Lightening up a Dark State of a Pentacene Derivative via N-Introduction

N-Heteropolycyclic aromatic compounds are promising organic electron-transporting semiconductors for applications in field effect transistors. Here, we studied the structural and the electronic properties of an arrow-shaped N-heteropentacene derivative (triisopropylsilyl-dibenzodiazapentacene, TIPS-BAP) adsorbed on Au(111) in the monolayer and thin films using temperature-programmed desorption, vibrational and electronic high-resolution electron energy loss spectroscopy, and two-photon photoemission spectroscopy.
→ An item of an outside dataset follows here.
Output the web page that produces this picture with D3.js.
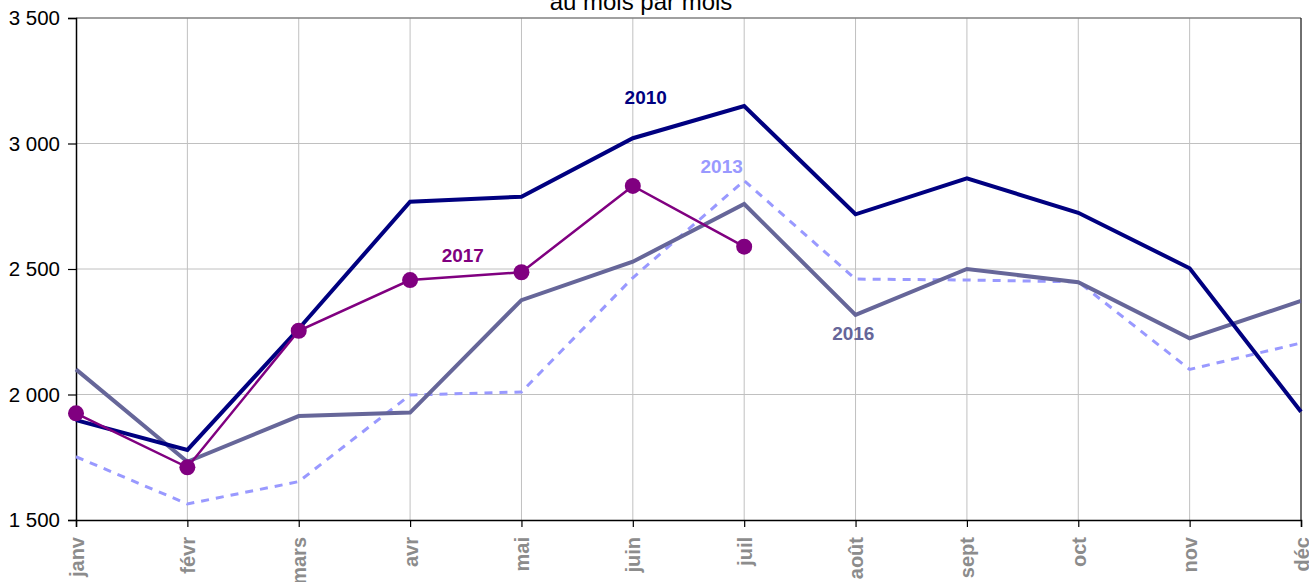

In addition, we performed state-of-the-art quantum chemical calculations to further elucidate electronic properties. TIPS-BAP adopted an adsorption geometry in which the molecular backbone is oriented parallel to the Au(111) surface. We quantitatively determined the energetic position of several unoccupied as well as occupied molecular electronic states (transport states) with respect to the Fermi level of the gold substrate and resolved the optical gap (S-0 -> S-1 transition) to be 1.9 eV. Compared to the corresponding polycyclic aromatic hydrocarbon TIPS-dibenzodipentacene (TIPS-BP), the optical gap is reduced by 0.2 eV due to nitrogen substitution. Based on our quantum chemical calculations, we attributed this effect to a stabilization of the first excited singlet state (S-1) in the polar environment. Furthermore, an intense alpha-band (S-0 -> S-2) in TIPS-BAP compared to TIPS-BP is observed due to an enhanced oscillator strength in the N-heteropolycyclic aromatic compound.